How to Use Legal Data Analytics to Run Your Firm Efficiently
By Sophia Lee
While data analytics is a term typically associated with the tech industry, it has broader applications—including in the legal field. And, if you work at or operate a law firm, incorporating legal data analytics into your business can help you generate more revenue, identify better-fit clients, and run your operations more smoothly.
We’ve got you covered if you’re interested in adopting this practice but aren’t sure where to start. In this post, we’ll provide insight on the purpose of legal analytics and how to introduce it to your business.
What is Legal Data Analytics?
Legal analytics is the process of analyzing raw data to uncover insights, make decisions, or identify trends specifically within the field of law.
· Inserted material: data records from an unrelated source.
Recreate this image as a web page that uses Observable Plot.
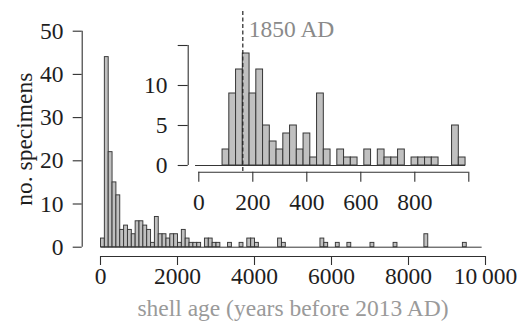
<!DOCTYPE html>
<html><head><meta charset="utf-8">
<script src="https://cdn.jsdelivr.net/npm/d3@7"></script>
<script src="https://cdn.jsdelivr.net/npm/@observablehq/plot@0.6"></script>
<style>
html,body{margin:0;padding:0;background:#fff;}
#chart{position:relative;width:520px;height:324px;overflow:hidden;background:#fff;}
#chart svg{position:absolute;left:0;top:0;}
</style></head><body><div id="chart"></div>
<script>
// ---- data ----
// main histogram: 100-year bins starting at 13 years before 2013 AD
const mainBreakStart = 13;
const mainBinWidth = 100;
const mainCounts = [
  2,44,22,15,12,4,5,4,3,6,
  6,5,4,1,7,3,3,2,3,3,
  1,4,2,1,1,1,0,2,2,1,
  1,0,0,1,0,0,1,0,2,2,
  1,0,0,0,0,0,2,1,0,0,
  0,0,0,0,0,0,0,2,1,0,
  0,1,0,0,1,0,0,0,0,0,
  1,0,0,0,0,0,1,0,0,0,
  0,0,0,0,3,0,0,0,0,0,
  0,0,0,0,1,0,0,0,0
];
// inset histogram: 25-year bins
const insetBreakStart = -12;
const insetBinWidth = 25;
const insetCounts = [
  0,0,0,0,2,9,12,14,9,12,
  5,3,2,4,5,2,4,1,9,2,
  0,2,1,1,0,2,0,2,1,1,
  2,0,1,1,1,1,0,0,5,1
];
const mainXTicks = [0,2000,4000,6000,8000,10000];
const mainXTickLabels = ["0","2000","4000","6000","8000","10\u2009000"];
const mainYTicks = [0,10,20,30,40,50];
const mainYTickLabels = ["0","10","20","30","40","50"];
const insetXTicks = [0,200,400,600,800,1000];
const insetXTickLabels = ["0","200","400","600","800",""];
const insetYTicks = [0,5,10,15];
const insetYTickLabels = ["0","5","10",""];
const markerYear = [163];
const markerLabel = ["1850 AD"];
const xTitle = ["shell age (years before 2013 AD)"];
const yTitle = ["no. specimens"];

// ---- build tables ----
const mainBins = mainCounts.map((c,i)=>({x1: mainBreakStart + i*mainBinWidth, x2: mainBreakStart + (i+1)*mainBinWidth, count: c}));
const insetBins = insetCounts.map((c,i)=>({x1: insetBreakStart + i*insetBinWidth, x2: insetBreakStart + (i+1)*insetBinWidth, count: c}));

const FONT = "'Liberation Serif','Times New Roman',serif";
const INK = "#1e1e1e";
const AX = "#303030";
const BAR_FILL = "#c0c0c0";
const BAR_STROKE = "#363636";
const FS = 23.5;
const T = {fontFamily: FONT, fontSize: FS};

const main = Plot.plot({
  width: 520, height: 324,
  marginLeft: 100, marginRight: 35, marginTop: 30.7, marginBottom: 77.3,
  style: {background: "transparent", fontFamily: FONT, overflow: "visible"},
  x: {domain: [0, 10000], axis: null},
  y: {domain: [0, 50], axis: null},
  marks: [
    Plot.ruleY([0], {x1: mainBins[0].x1, x2: mainBins[mainBins.length-1].x2, stroke: BAR_STROKE, strokeWidth: 1}),
    Plot.rect(mainBins.filter(d => d.count > 0), {x1: "x1", x2: "x2", y1: 0, y2: "count", fill: BAR_FILL, stroke: BAR_STROKE, strokeWidth: 0.95}),
    // x axis
    Plot.ruleY([0], {dy: 9.3, stroke: AX, strokeWidth: 1.1}),
    Plot.ruleX(mainXTicks, {x: d => d, y1: 0, y2: 0, insetBottom: -9, dy: 9.3, stroke: AX, strokeWidth: 1.1}),
    Plot.text(mainXTicks, {...T, x: d => d, y: 0, text: (d, i) => mainXTickLabels[i], lineAnchor: "middle", dy: 29.3, fill: INK}),
    Plot.text(xTitle, {...T, frameAnchor: "bottom", text: d => d, textAnchor: "middle", lineAnchor: "middle", dy: 61.5, fill: "#9a9a9a"}),
    // y axis
    Plot.ruleX([0], {dx: -18.3, stroke: AX, strokeWidth: 1.1}),
    Plot.ruleY(mainYTicks, {y: d => d, x1: 0, x2: 0, insetLeft: -9, dx: -18.3, stroke: AX, strokeWidth: 1.1}),
    Plot.text(mainYTicks, {...T, frameAnchor: "left", y: d => d, text: (d, i) => mainYTickLabels[i], textAnchor: "end", lineAnchor: "middle", dx: -37, fill: INK}),
    Plot.text(yTitle, {...T, frameAnchor: "left", text: d => d, rotate: -90, textAnchor: "middle", lineAnchor: "middle", dx: -76, fill: INK})
  ]
});

const inset = Plot.plot({
  width: 520, height: 324,
  marginLeft: 198.3, marginRight: 51.7, marginTop: 45, marginBottom: 159,
  style: {background: "transparent", fontFamily: FONT, overflow: "visible"},
  x: {domain: [0, 1000], axis: null},
  y: {domain: [0, 15], axis: null},
  marks: [
    Plot.ruleY([0], {x1: insetBins[0].x1, x2: insetBins[insetBins.length-1].x2, stroke: BAR_STROKE, strokeWidth: 1}),
    Plot.rect(insetBins.filter(d => d.count > 0), {x1: "x1", x2: "x2", y1: 0, y2: "count", fill: BAR_FILL, stroke: BAR_STROKE, strokeWidth: 1}),
    // x axis
    Plot.ruleY([0], {dy: 6.7, stroke: AX, strokeWidth: 1.1}),
    Plot.ruleX(insetXTicks, {x: d => d, y1: 0, y2: 0, insetBottom: -10, dy: 6.7, stroke: AX, strokeWidth: 1.1}),
    Plot.text(insetXTicks, {...T, x: d => d, y: 0, text: (d, i) => insetXTickLabels[i], lineAnchor: "middle", dy: 36.7, fill: INK}),
    // y axis
    Plot.ruleX([0], {dx: -10.6, stroke: AX, strokeWidth: 1.1}),
    Plot.ruleY(insetYTicks, {y: d => d, x1: 0, x2: 0, insetLeft: -10, dx: -10.6, stroke: AX, strokeWidth: 1.1}),
    Plot.text(insetYTicks, {...T, frameAnchor: "left", y: d => d, text: (d, i) => insetYTickLabels[i], textAnchor: "end", lineAnchor: "middle", dx: -31.3, fill: INK}),
    // 1850 AD marker
    Plot.ruleX(markerYear, {x: d => d, insetTop: -34, insetBottom: -7, stroke: "#222", strokeWidth: 1.2, strokeDasharray: "4,2.5"}),
    Plot.text(markerYear, {...T, x: d => d, frameAnchor: "top", text: (d, i) => markerLabel[i], textAnchor: "start", lineAnchor: "middle", dx: 6, dy: -16, fill: "#8a8a8a"})
  ]
});

const root = document.getElementById("chart");
root.appendChild(main);
root.appendChild(inset);
</script>
</body></html>
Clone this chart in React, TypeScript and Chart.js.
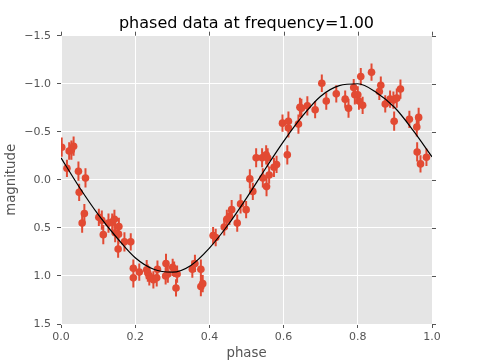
import React, { useEffect, useRef } from "react";
import { Chart, registerables } from "chart.js";

Chart.register(...registerables);

const phase = [
  0.002, 0.016, 0.022, 0.028, 0.034, 0.047, 0.049, 0.057, 0.063, 0.066,
  0.102, 0.110, 0.114, 0.128, 0.138, 0.144, 0.146, 0.156, 0.155, 0.154,
  0.171, 0.188, 0.195, 0.195, 0.211, 0.231, 0.234, 0.238, 0.249, 0.258,
  0.260, 0.283, 0.282, 0.288, 0.301, 0.305, 0.310, 0.313, 0.354, 0.361,
  0.377, 0.377, 0.382, 0.410, 0.417, 0.440, 0.447, 0.454, 0.460, 0.475,
  0.484, 0.499, 0.509, 0.517, 0.526, 0.542, 0.553, 0.557, 0.544, 0.554,
  0.561, 0.574, 0.581, 0.597, 0.610, 0.613, 0.613, 0.640, 0.644, 0.648,
  0.664, 0.685, 0.703, 0.715, 0.742, 0.766, 0.775, 0.789, 0.792, 0.800,
  0.803, 0.808, 0.813, 0.837, 0.858, 0.862, 0.874, 0.887, 0.896, 0.898,
  0.905, 0.915, 0.939, 0.959, 0.964, 0.960, 0.969, 0.985,
];

const magnitude = [
  -0.34, -0.12, -0.30, -0.31, -0.35, -0.09, 0.13, 0.45, 0.35, -0.02,
  0.39, 0.42, 0.57, 0.45, 0.44, 0.41, 0.55, 0.485, 0.565, 0.72,
  0.645, 0.645, 0.92, 1.02, 0.96, 0.935, 0.97, 1.0, 1.04, 1.02,
  0.93, 0.87, 1.0, 0.98, 0.91, 0.93, 1.125, 0.98, 0.93, 0.87,
  0.93, 1.11, 1.08, 0.58, 0.6, 0.49, 0.41, 0.38, 0.31, 0.45,
  0.25, 0.31, -0.01, 0.12, -0.23, -0.23, -0.26, -0.23, -0.02, 0.07,
  -0.05, -0.13, -0.16, -0.59, -0.26, -0.61, -0.54, -0.58, -0.755, -0.745,
  -0.77, -0.73, -1.005, -0.82, -0.895, -0.84, -0.745, -0.96, -0.885, -0.885,
  -0.82, -1.075, -0.775, -1.12, -0.92, -0.985, -0.79, -0.84, -0.83, -0.61,
  -0.85, -0.945, -0.63, -0.55, -0.65, -0.29, -0.166, -0.235,
];

const magError = [
  0.10, 0.09, 0.09, 0.10, 0.10, 0.10, 0.09, 0.10, 0.10, 0.10,
  0.09, 0.10, 0.10, 0.10, 0.09, 0.10, 0.10, 0.09, 0.10, 0.09,
  0.10, 0.09, 0.09, 0.10, 0.09, 0.10, 0.09, 0.10, 0.09, 0.09,
  0.09, 0.10, 0.09, 0.09, 0.09, 0.08, 0.09, 0.09, 0.09, 0.09,
  0.10, 0.10, 0.09, 0.09, 0.09, 0.09, 0.10, 0.09, 0.10, 0.09,
  0.10, 0.09, 0.10, 0.09, 0.10, 0.10, 0.10, 0.10, 0.10, 0.10,
  0.09, 0.10, 0.09, 0.09, 0.10, 0.10, 0.10, 0.10, 0.10, 0.10,
  0.10, 0.09, 0.09, 0.09, 0.09, 0.09, 0.10, 0.09, 0.10, 0.09,
  0.09, 0.09, 0.09, 0.09, 0.09, 0.09, 0.09, 0.09, 0.09, 0.10,
  0.10, 0.10, 0.09, 0.10, 0.10, 0.10, 0.09, 0.09,
];

const fitPhase = [
  0.0, 0.05, 0.1, 0.15, 0.2, 0.25, 0.3, 0.35, 0.4, 0.45, 0.5,
  0.55, 0.6, 0.65, 0.7, 0.75, 0.8, 0.85, 0.9, 0.95, 1.0,
];
const fitMagnitude = [
  -0.23, 0.08, 0.36, 0.6, 0.81, 0.93, 0.96, 0.89, 0.71, 0.47, 0.19,
  -0.11, -0.4, -0.66, -0.87, -0.98, -1.0, -0.91, -0.75, -0.51, -0.24,
];

const xTicks = [0.0, 0.2, 0.4, 0.6, 0.8, 1.0];
const xTickLabels = ["0.0", "0.2", "0.4", "0.6", "0.8", "1.0"];
const yTicks = [-1.5, -1.0, -0.5, 0.0, 0.5, 1.0, 1.5];
const yTickLabels = ["\u22121.5", "\u22121.0", "\u22120.5", "0.0", "0.5", "1.0", "1.5"];

const RED = "#E24A33";
const TICK_GRAY = "#555555";
const FONT = "'DejaVu Sans', sans-serif";

function labelFor(v: number, ticks: number[], labels: string[]) {
  let best = 0;
  for (let i = 1; i < ticks.length; i++) {
    if (Math.abs(ticks[i] - v) < Math.abs(ticks[best] - v)) best = i;
  }
  return labels[best];
}

const bgPlugin = {
  id: "ggBg",
  beforeDraw(chart: any) {
    const { ctx, chartArea } = chart;
    ctx.save();
    ctx.fillStyle = "#E5E5E5";
    ctx.fillRect(chartArea.left, chartArea.top, chartArea.right - chartArea.left, chartArea.bottom - chartArea.top);
    ctx.restore();
  },
};

const errorBarPlugin = {
  id: "errBars",
  beforeDatasetsDraw(chart: any) {
    const { ctx, chartArea } = chart;
    const xs = chart.scales.x;
    const ys = chart.scales.y;
    ctx.save();
    ctx.beginPath();
    ctx.rect(chartArea.left, chartArea.top, chartArea.right - chartArea.left, chartArea.bottom - chartArea.top);
    ctx.clip();
    ctx.strokeStyle = RED;
    ctx.lineWidth = 2;
    ctx.beginPath();
    for (let i = 0; i < phase.length; i++) {
      const px = xs.getPixelForValue(phase[i]);
      const y1 = ys.getPixelForValue(magnitude[i] - magError[i]);
      const y2 = ys.getPixelForValue(magnitude[i] + magError[i]);
      ctx.moveTo(px, y1);
      ctx.lineTo(px, y2);
    }
    ctx.stroke();
    ctx.restore();
  },
};

const outerTicksPlugin = {
  id: "outerTicks",
  afterDraw(chart: any) {
    const { ctx, chartArea } = chart;
    const xs = chart.scales.x;
    const ys = chart.scales.y;
    ctx.save();
    ctx.strokeStyle = TICK_GRAY;
    ctx.lineWidth = 1;
    ctx.beginPath();
    for (const t of xTicks) {
      const px = Math.round(xs.getPixelForValue(t)) + 0.5;
      ctx.moveTo(px, chartArea.top);
      ctx.lineTo(px, chartArea.top - 4);
    }
    for (const t of yTicks) {
      const py = Math.round(ys.getPixelForValue(t)) + 0.5;
      ctx.moveTo(chartArea.right, py);
      ctx.lineTo(chartArea.right + 4, py);
    }
    ctx.stroke();
    ctx.restore();
  },
};

export default function App() {
  const canvasRef = useRef<HTMLCanvasElement | null>(null);

  useEffect(() => {
    document.body.style.margin = "0";
    const canvas = canvasRef.current;
    if (!canvas) return;
    const chart = new Chart(canvas, {
      type: "scatter",
      data: {
        datasets: [
          {
            type: "line",
            label: "fit",
            data: fitPhase.map((p, i) => ({ x: p, y: fitMagnitude[i] })),
            borderColor: "#000000",
            borderWidth: 1.2,
            pointRadius: 0,
            fill: false,
            cubicInterpolationMode: "monotone",
            order: 0,
          } as any,
          {
            type: "scatter",
            label: "data",
            data: phase.map((p, i) => ({ x: p, y: magnitude[i] })),
            backgroundColor: RED,
            borderWidth: 0,
            pointRadius: 3.8,
            order: 1,
          } as any,
        ],
      },
      options: {
        animation: false,
        responsive: false,
        maintainAspectRatio: false,
        layout: { padding: { left: 0, right: 48, top: 0, bottom: 0 } },
        plugins: {
          legend: { display: false },
          tooltip: { enabled: false },
          title: {
            display: true,
            fullSize: false,
            text: "phased data at frequency=1.00",
            color: "#000000",
            font: { family: FONT, size: 16, weight: "normal" },
            padding: { top: 14.5, bottom: 2 },
          },
        },
        scales: {
          x: {
            type: "linear",
            min: 0,
            max: 1,
            afterFit: (s: any) => {
              s.height = 36;
            },
            afterBuildTicks: (s: any) => {
              s.ticks = xTicks.map((v) => ({ value: v }));
            },
            ticks: {
              color: TICK_GRAY,
              font: { family: FONT, size: 11 },
              padding: 3,
              maxRotation: 0,
              autoSkip: false,
              callback: (v: any) => labelFor(Number(v), xTicks, xTickLabels),
            },
            grid: { color: "#FFFFFF", lineWidth: 1, tickLength: 4, tickColor: TICK_GRAY },
            border: { display: false },
            title: {
              display: true,
              text: "phase",
              color: TICK_GRAY,
              font: { family: FONT, size: 13.3, lineHeight: 1.0 },
              padding: { top: 0, bottom: 0 },
            },
          },
          y: {
            type: "linear",
            reverse: true,
            min: -1.5,
            max: 1.5,
            afterFit: (s: any) => {
              s.width = 61;
            },
            afterBuildTicks: (s: any) => {
              s.ticks = yTicks.map((v) => ({ value: v }));
            },
            ticks: {
              color: TICK_GRAY,
              font: { family: FONT, size: 11 },
              padding: 6,
              autoSkip: false,
              callback: (v: any) => labelFor(Number(v), yTicks, yTickLabels),
            },
            grid: { color: "#FFFFFF", lineWidth: 1, tickLength: 4, tickColor: TICK_GRAY },
            border: { display: false },
            title: {
              display: true,
              text: "magnitude",
              color: TICK_GRAY,
              font: { family: FONT, size: 13.3 },
              padding: { top: 4, bottom: 0 },
            },
          },
        },
      },
      plugins: [bgPlugin, errorBarPlugin, outerTicksPlugin],
    });
    return () => chart.destroy();
  }, []);

  return (
    <div style={{ position: "absolute", left: 0, top: 0, width: 480, height: 360 }}>
      <canvas ref={canvasRef} width={480} height={360} />
    </div>
  );
}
Typically, legal analytics relies on tools and technologies like statistics, machine learning, and artificial intelligence to process the data.
The Role of Data Analytics in Law
Why is having access to and analyzing legal data important? What type of benefit does it bring to your business? Below are a few ways that legal analytics adds value to your firm:
Provides valuable insights
Using legal analytics from law firm analytics software can help you uncover meaningful insights about your business, clients, and even the broader industry. Let’s say, for example, that you collect data about your firm’s financial performance. You discover that half of your clients are overdue on a payment. In response, you can create better processes around following up with people about their unpaid invoices.
Supports the decision-making process
Once you pull insights from your legal data, you can use that information to make better-informed decisions. This removes biases from the process and increases the probability that your actions will lead to more favorable outcomes.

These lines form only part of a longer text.